Re: Tirelat vocabulary from one world to another
From: | Jörg Rhiemeier <joerg_rhiemeier@...> |
Date: | Wednesday, September 10, 2008, 12:54 |
Hallo!
On Tue, 9 Sep 2008 22:10:03 -0400, Herman Miller wrote:
> I've been thinking about how to use Tirelat vocabulary and define the
> meanings of Tirelat words. As I've discovered, Tirelat is a Sangari
> langauge, but I don't know much about the Sangari world or culture. So
> what I'm thinking is that Tirelat words have a parallel set of meanings,
> one meaning relating to things and ideas in the familiar world, and
> another meaning as actually used by Sangari speakers. That way I don't
> have to be too precise about the Sangari meanings, but I can continue to
> develop the language by writing and translating texts about the "real
> world".
This works of course only as much as your world is similar
enough to ours. It works well, for instance, with Tolkienesque
fantasy worlds that closely resemble Medieval Europe plus Elves
and dragons, but not so well with a bizarre world like H. S.
Teoh's Ferochromon where nothing is the way we are used to.
A good solution. Indeed, it is not easy to match colour
perception systems as different as those of human and Sangari,
but you have made a rather good job of it.

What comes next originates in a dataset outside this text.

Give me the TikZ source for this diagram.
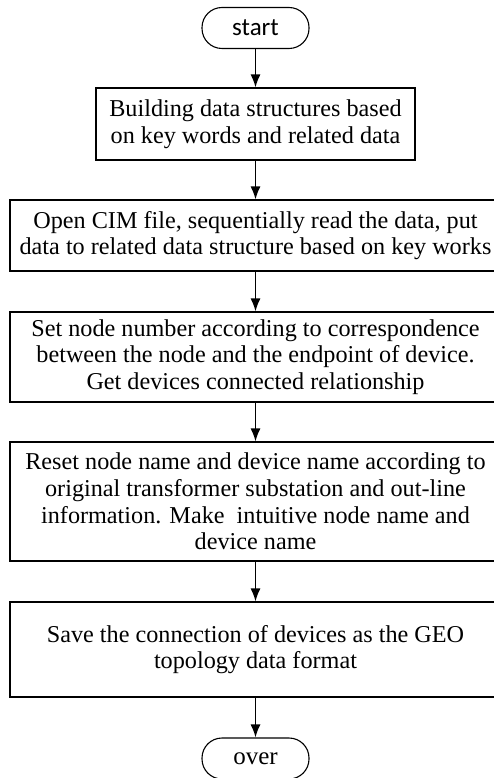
\documentclass[tikz,border=0pt]{standalone}
\usepackage{fontspec}
\setmainfont{Liberation Serif}
\newfontfamily\stepfont{Liberation Serif}
\newfontfamily\startfont{Carlito}
\usetikzlibrary{arrows.meta}

\begin{document}
\begin{tikzpicture}[x=1pt,y=-1pt]

\tikzset{process/.style = {shape=rectangle,draw,line width=1.1pt,align=center,font=\stepfont\fontsize{24.2}{26.6}\selectfont,inner sep=0pt}}
\tikzset{terminal/.style = {shape=rectangle,draw,rounded corners=20pt,line width=1.1pt,minimum width=107pt,minimum height=41pt}}
\tikzset{edge/.style = {->,> = {Latex[length=13pt,width=10pt]},line width=1.4pt}}

\useasboundingbox (0,0) rectangle (493,778);

% steps
\node[terminal,font=\startfont\fontsize{25}{26}\selectfont] (start) at (255.5,28) {start};
\node[process,minimum width=319pt,minimum height=72pt] (build) at (255.5,124) {Building data structures based\\on key words and related data};
\node[process,minimum width=491pt,minimum height=71pt] (read) at (255.5,235.5) {Open CIM file, sequentially read the data, put\\data to related data structure based on key works};
\node[process,minimum width=491pt,minimum height=90pt] (number) at (255.5,357) {Set node number according to correspondence\\between the node and the endpoint of device.\\Get devices connected relationship};
\node[process,minimum width=491pt,minimum height=119pt] (rename) at (255.5,501.5) {Reset node name and device name according to\\original transformer substation and out-line\\information. Make\ \ intuitive node name and\\device name};
\node[process,minimum width=491pt,minimum height=95pt] (save) at (255.5,649.5) {Save the connection of devices as the GEO\\topology data format};
\node[terminal,font=\stepfont\fontsize{25}{26}\selectfont] (over) at (255.5,758.5) {over};

% edges
\draw[edge] (start) to (build);
\draw[edge] (build) to (read);
\draw[edge] (read) to (number);
\draw[edge] (number) to (rename);
\draw[edge] (rename) to (save);
\draw[edge] (save) to (over);
\end{tikzpicture}
\end{document}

> Compare this with the older, more artificial decimal system of color
> that I used for Tirelat before the Sangari transition. This system was
> based on the internal encoding of colors in a computer file, and had
> little to do with human perception.
>
>
http://www.io.com/~hmiller/png/tirelat-colors.png
>
> Other aspects of the vocabulary could use a similar kind of rough
> correspondence of meaning. So I can continue using words like
> "squirrel", "guitar", or "pizza" in the Tirelat vocabulary, even if
> there aren't any exact counterparts.
This is, essentially, the same approach that Mark Rosenfelder
uses to gloss Verdurian words. Verdurian is spoken in a world
that doesn't have the same plants, animals, foods and cultural
objects as Earth, but many have Earth near-equivalents, and
Mark uses the English words for those near-equivalents to gloss
Verdurian words. Yet, there are things on Almea (Mark's conworld)
that have no counterpart on Earth, and Mark thus leaves the
Verdurian words for those things untranslated.